= Aim =
Leave out any picture and return the remaining listing below exactly as given.
** start The records **
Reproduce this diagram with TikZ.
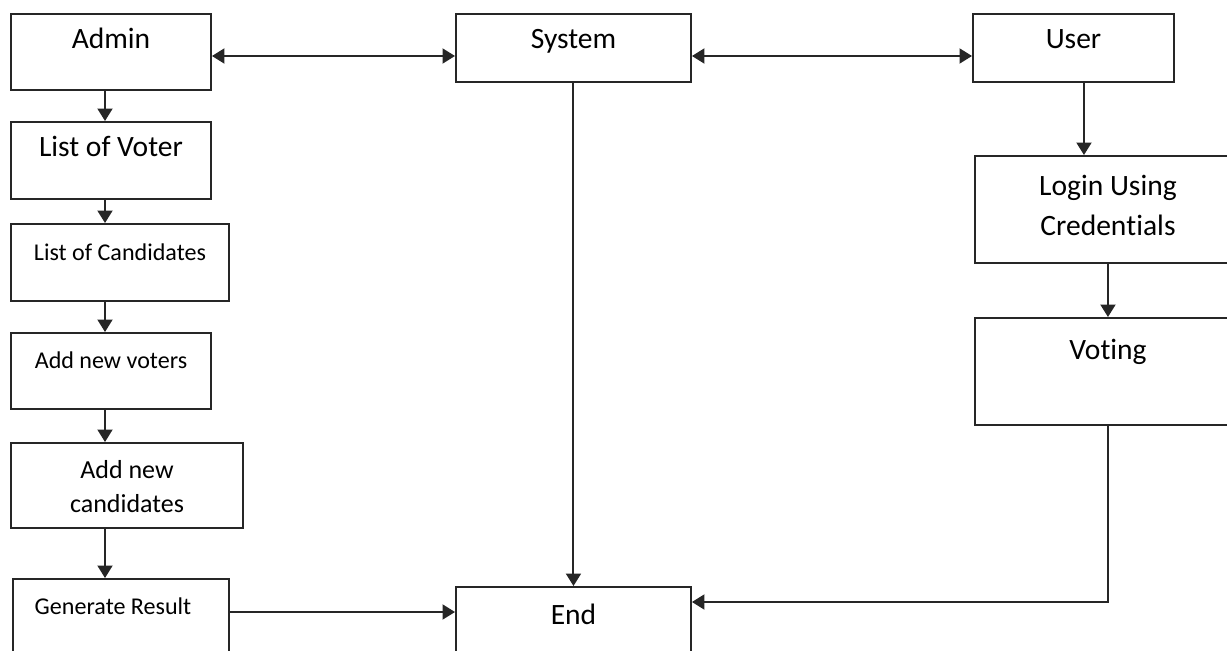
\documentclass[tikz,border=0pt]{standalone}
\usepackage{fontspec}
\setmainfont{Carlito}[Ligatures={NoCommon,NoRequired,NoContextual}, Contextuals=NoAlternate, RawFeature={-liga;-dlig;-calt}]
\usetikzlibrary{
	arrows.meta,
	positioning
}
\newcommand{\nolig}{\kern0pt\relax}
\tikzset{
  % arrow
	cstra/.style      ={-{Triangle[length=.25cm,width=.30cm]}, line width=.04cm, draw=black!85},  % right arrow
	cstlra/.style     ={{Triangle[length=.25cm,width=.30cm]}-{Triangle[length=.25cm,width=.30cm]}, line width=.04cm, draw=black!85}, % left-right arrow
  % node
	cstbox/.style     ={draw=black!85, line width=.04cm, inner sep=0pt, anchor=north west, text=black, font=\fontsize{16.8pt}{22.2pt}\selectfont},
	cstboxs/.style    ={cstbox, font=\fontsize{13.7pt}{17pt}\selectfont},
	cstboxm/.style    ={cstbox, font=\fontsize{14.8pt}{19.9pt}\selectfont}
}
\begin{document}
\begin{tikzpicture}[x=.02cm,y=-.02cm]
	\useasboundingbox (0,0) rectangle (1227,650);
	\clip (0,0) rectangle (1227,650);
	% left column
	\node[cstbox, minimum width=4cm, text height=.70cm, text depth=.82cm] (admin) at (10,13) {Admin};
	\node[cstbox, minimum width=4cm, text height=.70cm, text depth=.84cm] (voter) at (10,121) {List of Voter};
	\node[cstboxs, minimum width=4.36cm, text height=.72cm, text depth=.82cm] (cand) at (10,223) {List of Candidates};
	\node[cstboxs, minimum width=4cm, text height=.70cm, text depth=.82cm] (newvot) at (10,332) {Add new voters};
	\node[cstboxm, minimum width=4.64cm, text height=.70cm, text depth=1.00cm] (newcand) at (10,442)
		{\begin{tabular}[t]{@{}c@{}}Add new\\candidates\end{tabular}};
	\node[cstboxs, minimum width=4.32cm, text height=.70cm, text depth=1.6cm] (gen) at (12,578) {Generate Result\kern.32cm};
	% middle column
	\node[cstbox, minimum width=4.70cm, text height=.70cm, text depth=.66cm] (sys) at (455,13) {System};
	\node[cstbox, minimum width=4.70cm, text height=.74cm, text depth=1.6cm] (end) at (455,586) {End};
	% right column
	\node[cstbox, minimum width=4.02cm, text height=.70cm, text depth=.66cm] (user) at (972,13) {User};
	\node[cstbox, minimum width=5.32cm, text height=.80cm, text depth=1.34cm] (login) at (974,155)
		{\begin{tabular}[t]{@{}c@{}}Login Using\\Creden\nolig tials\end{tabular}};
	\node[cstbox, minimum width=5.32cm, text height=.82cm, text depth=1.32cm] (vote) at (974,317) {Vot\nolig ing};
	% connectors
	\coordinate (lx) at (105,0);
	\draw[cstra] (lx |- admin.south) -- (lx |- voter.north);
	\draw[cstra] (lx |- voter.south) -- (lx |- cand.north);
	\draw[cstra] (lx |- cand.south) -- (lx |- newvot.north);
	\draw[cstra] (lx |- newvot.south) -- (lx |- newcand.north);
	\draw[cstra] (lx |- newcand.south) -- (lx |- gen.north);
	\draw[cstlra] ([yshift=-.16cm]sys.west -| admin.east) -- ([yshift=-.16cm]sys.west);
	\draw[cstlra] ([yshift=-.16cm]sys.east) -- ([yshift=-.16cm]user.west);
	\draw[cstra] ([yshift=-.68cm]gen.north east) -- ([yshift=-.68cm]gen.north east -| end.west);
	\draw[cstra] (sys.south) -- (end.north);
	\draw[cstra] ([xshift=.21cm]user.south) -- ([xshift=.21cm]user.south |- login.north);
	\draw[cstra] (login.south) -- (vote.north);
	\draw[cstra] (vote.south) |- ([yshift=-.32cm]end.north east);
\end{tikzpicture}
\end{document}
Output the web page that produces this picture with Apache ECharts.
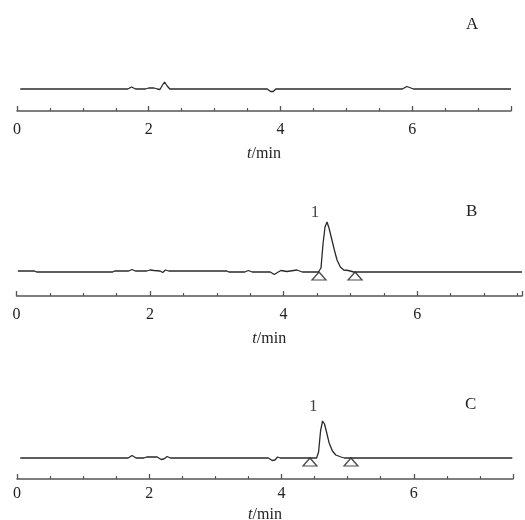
** end The records **
= Task result =
Reproduce this diagram with TikZ.
\documentclass[tikz,border=0pt]{standalone}
\usepackage{fontspec}
\setmainfont{Carlito}[Ligatures={NoCommon,NoRequired,NoContextual}, Contextuals=NoAlternate, RawFeature={-liga;-dlig;-calt}]
\usetikzlibrary{
	arrows.meta,
	positioning
}
\newcommand{\nolig}{\kern0pt\relax}
\tikzset{
  % arrow
	cstra/.style      ={-{Triangle[length=.25cm,width=.30cm]}, line width=.04cm, draw=black!85},  % right arrow
	cstlra/.style     ={{Triangle[length=.25cm,width=.30cm]}-{Triangle[length=.25cm,width=.30cm]}, line width=.04cm, draw=black!85}, % left-right arrow
  % node
	cstbox/.style     ={draw=black!85, line width=.04cm, inner sep=0pt, anchor=north west, text=black, font=\fontsize{16.8pt}{22.2pt}\selectfont},
	cstboxs/.style    ={cstbox, font=\fontsize{13.7pt}{17pt}\selectfont},
	cstboxm/.style    ={cstbox, font=\fontsize{14.8pt}{19.9pt}\selectfont}
}
\begin{document}
\begin{tikzpicture}[x=.02cm,y=-.02cm]
	\useasboundingbox (0,0) rectangle (1227,650);
	\clip (0,0) rectangle (1227,650);
	% left column
	\node[cstbox, minimum width=4cm, text height=.70cm, text depth=.82cm] (admin) at (10,13) {Admin};
	\node[cstbox, minimum width=4cm, text height=.70cm, text depth=.84cm] (voter) at (10,121) {List of Voter};
	\node[cstboxs, minimum width=4.36cm, text height=.72cm, text depth=.82cm] (cand) at (10,223) {List of Candidates};
	\node[cstboxs, minimum width=4cm, text height=.70cm, text depth=.82cm] (newvot) at (10,332) {Add new voters};
	\node[cstboxm, minimum width=4.64cm, text height=.70cm, text depth=1.00cm] (newcand) at (10,442)
		{\begin{tabular}[t]{@{}c@{}}Add new\\candidates\end{tabular}};
	\node[cstboxs, minimum width=4.32cm, text height=.70cm, text depth=1.6cm] (gen) at (12,578) {Generate Result\kern.32cm};
	% middle column
	\node[cstbox, minimum width=4.70cm, text height=.70cm, text depth=.66cm] (sys) at (455,13) {System};
	\node[cstbox, minimum width=4.70cm, text height=.74cm, text depth=1.6cm] (end) at (455,586) {End};
	% right column
	\node[cstbox, minimum width=4.02cm, text height=.70cm, text depth=.66cm] (user) at (972,13) {User};
	\node[cstbox, minimum width=5.32cm, text height=.80cm, text depth=1.34cm] (login) at (974,155)
		{\begin{tabular}[t]{@{}c@{}}Login Using\\Creden\nolig tials\end{tabular}};
	\node[cstbox, minimum width=5.32cm, text height=.82cm, text depth=1.32cm] (vote) at (974,317) {Vot\nolig ing};
	% connectors
	\coordinate (lx) at (105,0);
	\draw[cstra] (lx |- admin.south) -- (lx |- voter.north);
	\draw[cstra] (lx |- voter.south) -- (lx |- cand.north);
	\draw[cstra] (lx |- cand.south) -- (lx |- newvot.north);
	\draw[cstra] (lx |- newvot.south) -- (lx |- newcand.north);
	\draw[cstra] (lx |- newcand.south) -- (lx |- gen.north);
	\draw[cstlra] ([yshift=-.16cm]sys.west -| admin.east) -- ([yshift=-.16cm]sys.west);
	\draw[cstlra] ([yshift=-.16cm]sys.east) -- ([yshift=-.16cm]user.west);
	\draw[cstra] ([yshift=-.68cm]gen.north east) -- ([yshift=-.68cm]gen.north east -| end.west);
	\draw[cstra] (sys.south) -- (end.north);
	\draw[cstra] ([xshift=.21cm]user.south) -- ([xshift=.21cm]user.south |- login.north);
	\draw[cstra] (login.south) -- (vote.north);
	\draw[cstra] (vote.south) |- ([yshift=-.32cm]end.north east);
\end{tikzpicture}
\end{document}
Output the web page that produces this picture with Apache ECharts.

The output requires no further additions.